Tell us more about your current role.
I am an Associate Professor at Kingston University, in South West London, where I teach students from foundation year, through BSc levels, taught MSc programmes, and supervise MSc research and PhD students. I also conduct my own independent research and collaborate with others. I feel that it is important that my role enables me to do both, in order to educate the next generation of scientists and critical thinkers and to drive forward our understanding of bacteriology and genetics through original research and innovation.
When did you become interested in bacteria and genomics?
Since I started my research, I have been motivated by the issues of antimicrobial resistance, the need to understand the mechanisms of resistance and the need to identify alternative therapies. During my PhD the first genome sequences became available. Since then, I have integrated bacterial genetics and genomics with experimental work to understand bacterial pathogens and improve methods to control infectious diseases. My research has defined the phase variable gene repertoire of the human pathogens Neisseria meningitidis and Neisseria gonorrhoeae, information that has been important in understanding the behaviour of these bacteria in various host niches and in vaccine design.

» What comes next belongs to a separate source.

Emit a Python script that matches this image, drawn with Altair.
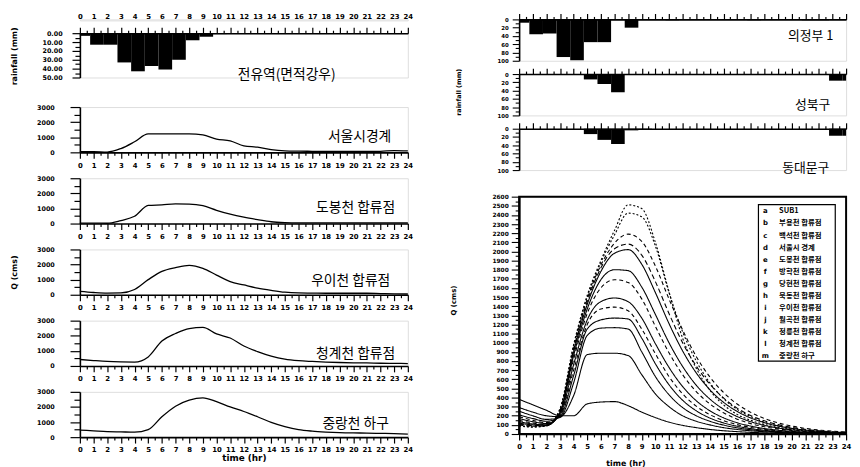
import altair as alt
import pandas as pd

# ---------------- data ----------------
hours = list(range(25))
half_hours = [h / 2 for h in range(49)]
bar_start = [0] + [h - 0.25 for h in range(1, 25)]
bar_end = [h + 0.75 for h in range(0, 24)] + [24]

# hourly rainfall (mm) per bar
rain_area = [3, 13, 13, 33, 43, 37, 41, 30, 8, 4, 1, 0.5, 0, 0, 0, 0, 0, 0, 0, 0, 0, 0, 0, 0, 0]
rain_ujb = [8, 36, 34, 91, 99, 55, 55, 0, 20, 0, 0, 2, 0, 0, 0, 0, 0, 2, 0, 0, 0, 2, 2, 0, 0]
rain_sb = [0, 0, 0, 0, 0, 13, 24, 44, 0, 0, 0, 0, 0, 0, 0, 0, 0, 0, 0, 0, 0, 0, 0, 16, 16]
rain_ddm = [0, 0, 0, 0, 0, 13, 27, 37, 4, 2, 0, 0, 0, 0, 0, 0, 0, 0, 0, 0, 0, 0, 0, 17, 17]

# left hydrographs (cms)
q_seoul = [50, 50, 20, 250, 700, 1220, 1220, 1220, 1220, 1150, 880, 760, 430, 340, 180, 100, 80, 70, 60, 60, 60, 60, 70, 120, 100]
q_dobong = [30, 30, 20, 200, 480, 1200, 1240, 1300, 1290, 1180, 880, 620, 420, 260, 120, 60, 40, 40, 40, 40, 40, 40, 40, 40, 40]
q_ui = [220, 150, 110, 120, 350, 1000, 1550, 1800, 1950, 1750, 1300, 870, 650, 440, 290, 170, 120, 110, 100, 100, 100, 100, 80, 60, 50]
q_cheong = [430, 360, 300, 270, 260, 600, 1650, 2150, 2480, 2550, 2120, 1850, 1320, 950, 650, 450, 350, 300, 260, 230, 210, 200, 180, 170, 160]
q_hagu = [470, 420, 370, 350, 330, 500, 1350, 2050, 2450, 2600, 2350, 2000, 1700, 1350, 980, 700, 500, 400, 340, 300, 280, 270, 250, 230, 200]

# right hydrograph curves (cms)
curve_keys = list("abcdefghijklm")
curve_names = ["SUB1", "부용천 합류점", "백석천 합류점", "서울시 경계", "도봉천 합류점", "방학천 합류점",
               "당현천 합류점", "묵동천 합류점", "우이천 합류점", "월곡천 합류점", "정릉천 합류점",
               "청계천 합류점", "중랑천 하구"]
c_a = [380, 320, 260, 200, 200, 330, 350, 355, 310, 240, 180, 130, 95, 70, 50, 36, 26, 18, 13, 9, 6, 4, 3, 2, 1]
c_b = [290, 240, 200, 190, 420, 870, 885, 885, 860, 650, 440, 300, 200, 140, 100, 70, 50, 35, 25, 17, 12, 8, 6, 4, 3]
c_c = [250, 200, 160, 180, 560, 1080, 1160, 1165, 1150, 900, 630, 430, 290, 200, 140, 98, 68, 47, 33, 23, 16, 11, 8, 6, 4]
c_d = [210, 170, 140, 190, 640, 1150, 1250, 1270, 1260, 1050, 770, 540, 370, 255, 175, 122, 85, 59, 41, 28, 20, 14, 10, 7, 5]
c_e = [190, 150, 125, 200, 700, 1200, 1370, 1390, 1350, 1150, 880, 630, 440, 305, 212, 148, 103, 72, 50, 35, 24, 17, 12, 8, 6]
c_f = [170, 135, 115, 210, 760, 1250, 1450, 1490, 1450, 1270, 990, 730, 520, 365, 255, 178, 124, 87, 60, 42, 29, 20, 14, 10, 7]
c_g = [150, 120, 105, 220, 820, 1320, 1600, 1690, 1660, 1480, 1180, 890, 650, 465, 330, 232, 163, 114, 80, 56, 39, 27, 19, 13, 9]
c_h = [135, 110, 100, 230, 860, 1370, 1690, 1800, 1790, 1610, 1310, 1000, 740, 535, 383, 272, 192, 135, 95, 66, 46, 32, 23, 16, 11]
c_i = [120, 100, 95, 240, 900, 1420, 1780, 1980, 2020, 1860, 1550, 1210, 910, 670, 485, 348, 248, 176, 125, 88, 62, 43, 30, 21, 15]
c_j = [110, 92, 92, 250, 920, 1450, 1820, 2030, 2080, 1960, 1670, 1320, 1000, 745, 545, 395, 284, 203, 145, 103, 73, 51, 36, 25, 18]
c_k = [100, 85, 90, 260, 940, 1480, 1850, 2090, 2190, 2110, 1840, 1480, 1140, 850, 625, 455, 329, 237, 170, 122, 87, 62, 44, 31, 22]
c_l = [95, 80, 90, 270, 960, 1500, 1880, 2180, 2420, 2380, 2060, 1550, 1120, 800, 560, 390, 270, 190, 130, 90, 62, 43, 30, 21, 14]
c_m = [90, 75, 90, 280, 980, 1520, 1900, 2230, 2510, 2470, 2100, 1560, 1050, 720, 480, 320, 215, 150, 105, 72, 50, 34, 23, 16, 11]
curve_values = [c_a, c_b, c_c, c_d, c_e, c_f, c_g, c_h, c_i, c_j, c_k, c_l, c_m]

# ---------------- style ----------------
KR = "Noto Sans CJK KR"
LF = "DejaVu Sans"
dash_list = [[1, 0], [1, 0], [1, 0], [1, 0], [4, 3], [1, 0], [4, 3], [1, 0], [1, 0],
             [5, 3], [4, 3], [2, 2], [2, 2]]

LW = 333   # left plot width
RW = 332   # right plot width


def cond(test, big, small):
    return {"condition": {"test": test, "value": big}, "value": small}


HOUR_TEST = "datum.value % 1 === 0"
HOUR_LABEL = "datum.value % 1 === 0 ? format(datum.value, 'd') : ''"


def x_axis(orient, show_labels=True, **extra):
    kw = dict(orient=orient, values=half_hours, tickSize=cond(HOUR_TEST, 6, 3),
              tickColor="black", tickWidth=1.2, domainColor="black", domainWidth=1.6,
              labels=show_labels, grid=False)
    if show_labels:
        kw.update(labelExpr=HOUR_LABEL, labelFontSize=7,
                  labelFontWeight="bold", labelFont=LF, labelColor="black", labelPadding=3,
                  labelOverlap=False, labelBound=False, labelFlush=False)
    kw.update(extra)
    return alt.Axis(**kw)


def time_df(vals):
    return pd.DataFrame({"t": hours, "q": vals})


def bar_df(vals):
    return pd.DataFrame({"t0": bar_start, "t1": bar_end, "v": vals})


def name_text(label, px, py, size):
    return alt.Chart(pd.DataFrame({"s": [label]})).mark_text(
        font=KR, fontSize=size, align="center", baseline="middle", color="black"
    ).encode(text="s:N", x=alt.value(px), y=alt.value(py))


# ---------------- left rainfall ----------------
# hour labels above the rainfall panel
hour_labels = alt.Chart(pd.DataFrame({"t": hours})).mark_point(opacity=0, size=1).encode(
    x=alt.X("t:Q", scale=alt.Scale(domain=[0, 24], nice=False), title=None,
            axis=alt.Axis(orient="top", values=hours, format="d", tickSize=0, domain=False,
                          ticks=False, grid=False, labelPadding=0, labelFontSize=7,
                          labelFontWeight="bold", labelFont=LF, labelColor="black",
                          labelOverlap=False, labelBound=False, labelFlush=False)),
    y=alt.value(0),
).properties(width=LW, height=1)

left_rain_bars = alt.Chart(bar_df(rain_area)).mark_rect(color="black").encode(
    x=alt.X("t0:Q", scale=alt.Scale(domain=[0, 24], nice=False), title=None,
            axis=x_axis("top", False)),
    x2="t1:Q",
    y=alt.Y("v:Q", scale=alt.Scale(domain=[0, 50], reverse=True, nice=False),
            axis=alt.Axis(values=[0, 5, 10, 15, 20, 25, 30, 35, 40, 45, 50],
                          labelExpr="datum.value % 10 === 0 ? format(datum.value, '.2f') : ''",
                          tickSize=cond("datum.value % 10 === 0", 8, 5), tickColor="black",
                          tickWidth=1.2, domainColor="black", domainWidth=1.6,
                          labelFontSize=6.5, labelFontWeight="bold", labelFont=LF,
                          labelColor="black", labelPadding=10, grid=False,
                          title="rainfall (mm)", titleFont=LF, titleFontSize=8,
                          titleFontWeight="bold", titleX=-66, titleY=23, titleAngle=270,
                          titleAlign="center", titleBaseline="middle")),
    y2=alt.datum(0),
)
left_rain = alt.layer(left_rain_bars, name_text("전유역(면적강우)", 210, 43, 14)).properties(
    width=LW, height=45)


# ---------------- left hydrographs ----------------
def left_hydro(vals, label, lx, ly, ytitle=False, xtitle=False):
    scale_x = alt.Scale(domain=[0, 24], nice=False)
    scale_y = alt.Scale(domain=[0, 3000], nice=False)
    if xtitle:
        xenc = alt.X("t:Q", scale=scale_x,
                     axis=x_axis("bottom", True, title="time (hr)", titleFont=LF,
                                 titleFontSize=9, titleFontWeight="bold", titlePadding=1))
    else:
        xenc = alt.X("t:Q", scale=scale_x, title=None, axis=x_axis("bottom", True))
    ykw = dict(values=[0, 500, 1000, 1500, 2000, 2500, 3000],
               labelExpr="datum.value % 1000 === 0 ? format(datum.value, 'd') : ''",
               tickSize=cond("datum.value % 1000 === 0", 10, 6),
               tickColor="black", tickWidth=1.2, domainColor="black", domainWidth=1.6,
               labelFontSize=6.5, labelFontWeight="bold", labelFont=LF,
               labelColor="black", labelPadding=16, grid=False)
    if ytitle:
        ykw.update(title="Q (cms)", titleFont=LF, titleFontSize=8, titleFontWeight="bold",
                   titleX=-66, titleY=23, titleAngle=270, titleAlign="center",
                   titleBaseline="middle")
        yenc = alt.Y("q:Q", scale=scale_y, axis=alt.Axis(**ykw))
    else:
        yenc = alt.Y("q:Q", scale=scale_y, title=None, axis=alt.Axis(**ykw))
    line = alt.Chart(time_df(vals)).mark_line(
        color="black", strokeWidth=1.3, interpolate="monotone").encode(x=xenc, y=yenc)
    return alt.layer(line, name_text(label, lx, ly, 14)).properties(width=LW, height=46)


h1 = left_hydro(q_seoul, "서울시경계", 284, 30)
h2 = left_hydro(q_dobong, "도봉천  합류점", 280, 30)
h3 = left_hydro(q_ui, "우이천  합류점", 275, 32, ytitle=True)
h4 = left_hydro(q_cheong, "청계천  합류점", 280, 34)
h5 = left_hydro(q_hagu, "중랑천  하구", 280, 33, xtitle=True)

left_hyd = alt.vconcat(h1, h2, h3, h4, h5, spacing=5.3)
left_top = alt.vconcat(hour_labels, left_rain, spacing=4)
left_col = alt.vconcat(left_top, left_hyd, spacing=18)


# ---------------- right rainfall ----------------
def right_rain(vals, label, lx, ly, ytitle=False):
    ykw = dict(values=[0, 10, 20, 30, 40, 50, 60, 70, 80, 90, 100],
               labelExpr="datum.value % 20 === 0 ? format(datum.value, 'd') : ''",
               tickSize=cond("datum.value % 20 === 0", 7, 4), tickColor="black",
               tickWidth=1.1, domainColor="black", domainWidth=1.6,
               labelFontSize=5.5, labelFontWeight="bold", labelFont=LF,
               labelColor="black", labelPadding=4, grid=False)
    scale_y = alt.Scale(domain=[0, 100], reverse=True, nice=False)
    if ytitle:
        ykw.update(title="rainfall (mm)", titleFont=LF, titleFontSize=6.5,
                   titleFontWeight="bold", titleX=-62, titleY=18, titleAngle=270,
                   titleAlign="center", titleBaseline="middle")
        yenc = alt.Y("v:Q", scale=scale_y, axis=alt.Axis(**ykw))
    else:
        yenc = alt.Y("v:Q", scale=scale_y, title=None, axis=alt.Axis(**ykw))
    bars = alt.Chart(bar_df(vals)).mark_rect(color="black").encode(
        x=alt.X("t0:Q", scale=alt.Scale(domain=[0, 24], nice=False), title=None,
                axis=x_axis("top", False)),
        x2="t1:Q",
        y=yenc,
        y2=alt.datum(0),
    )
    return alt.layer(bars, name_text(label, lx, ly, 13)).properties(width=RW, height=42)


r1 = right_rain(rain_ujb, "의정부 1", 296, 17)
r2 = right_rain(rain_sb, "성북구", 298, 31, ytitle=True)
r3 = right_rain(rain_ddm, "동대문구", 291, 40)

# ---------------- right hydrograph ----------------
rows = []
for k, vals in zip(curve_keys, curve_values):
    for t, q in zip(hours, vals):
        rows.append({"t": t, "q": q, "k": k})
curves_df = pd.DataFrame(rows)

ylabels = list(range(0, 2650, 50))
hyd_lines = alt.Chart(curves_df).mark_line(
    color="black", strokeWidth=1.1, interpolate="monotone").encode(
    x=alt.X("t:Q", scale=alt.Scale(domain=[0, 24], nice=False),
            axis=x_axis("bottom", True, title="time (hr)", titleFont=LF, titleFontSize=8,
                        titleFontWeight="bold", titlePadding=0, titleX=108, titleY=26)),
    y=alt.Y("q:Q", scale=alt.Scale(domain=[0, 2600], nice=False),
            axis=alt.Axis(values=ylabels,
                          labelExpr="datum.value % 100 === 0 ? format(datum.value, 'd') : ''",
                          tickSize=cond("datum.value % 100 === 0", 8, 4),
                          tickColor="black", tickWidth=1.1, domainColor="black",
                          domainWidth=2, labelFontSize=6, labelFontWeight="bold",
                          labelFont=LF, labelColor="black", labelPadding=3,
                          labelOverlap=False, labelBound=False, grid=False,
                          title="Q (cms)", titleFont=LF, titleFontSize=7,
                          titleFontWeight="bold", titleX=-67, titleY=105, titleAngle=270,
                          titleAlign="center", titleBaseline="middle")),
    strokeDash=alt.StrokeDash("k:N", scale=alt.Scale(domain=curve_keys, range=dash_list),
                              legend=None),
    detail="k:N",
)

frame = alt.Chart(pd.DataFrame({"z": [0]})).mark_rect(
    fill="white", fillOpacity=0, stroke="black", strokeWidth=2).encode(
    x=alt.value(0), x2=alt.value(RW), y=alt.value(0), y2=alt.value(241))

legend_box = alt.Chart(pd.DataFrame({"z": [0]})).mark_rect(
    fill="white", stroke="black", strokeWidth=1.2).encode(
    x=alt.value(243), x2=alt.value(321), y=alt.value(8), y2=alt.value(167))

leg_df = pd.DataFrame({"k": curve_keys, "name": curve_names, "row": list(range(13))})
leg_scale = alt.Scale(type="point", domain=list(range(13)), range=[15, 162], padding=0)
leg_letters = alt.Chart(leg_df).mark_text(
    font=LF, fontSize=7, fontWeight="bold", align="center", baseline="middle", color="black"
).encode(text="k:N", x=alt.value(250), y=alt.Y("row:O", scale=leg_scale, axis=None))
leg_names = alt.Chart(leg_df).mark_text(
    font=KR, fontSize=7.5, fontWeight="bold", align="left", baseline="middle", color="black"
).encode(text="name:N", x=alt.value(264), y=alt.Y("row:O", scale=leg_scale, axis=None))

right_hyd = alt.layer(hyd_lines, frame, legend_box, leg_letters, leg_names).resolve_scale(
    y="independent").properties(width=RW, height=241)

right_rain_col = alt.vconcat(r1, r2, r3, spacing=1.5)
right_col = alt.vconcat(right_rain_col, right_hyd, spacing=17)

chart = alt.hconcat(left_col, right_col, spacing=35).properties(
    padding={"left": 2, "top": 0, "right": 0, "bottom": 0}
).configure_view(stroke=None).configure(background="white")

chart.save("out.html", embed_options={"renderer": "svg", "actions": False})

Additional work I have conducted in these pathogens includes defining a system of horizontal gene transfer, contributing to understanding the prevalence of a genetic island, identifying sequence features contributing to transcriptional termination, investigating non-coding RNAs, and chromosomal rearrangements.
How have your research efforts expanded horizons with restriction enzymes?
Significantly, my group has demonstrated that monocaprin is able to rapidly kill N. gonorrhoeae and N. meningitidis, does not cause irritation in several in vitro assays of ocular irritation, and that N. gonorrhoeae did not develop resistance nor genomic changes indicative of resistance evolution. This research shows promise for the prophylaxis and treatment of gonococcal eye infections, including both ophthalmia neonatorum and adult keratitis, in the face of antimicrobial resistance and indeed untreatable gonococcal infections.
This research is a result of working at Kingston University alongside Professor Raid Alany, an expert in drug delivery to the eye, and has emphasized the importance of cross-disciplinary collaborations and supporting research in environments such as mine. I feel all aspects of my role are very much intertwined and essential parts of each other.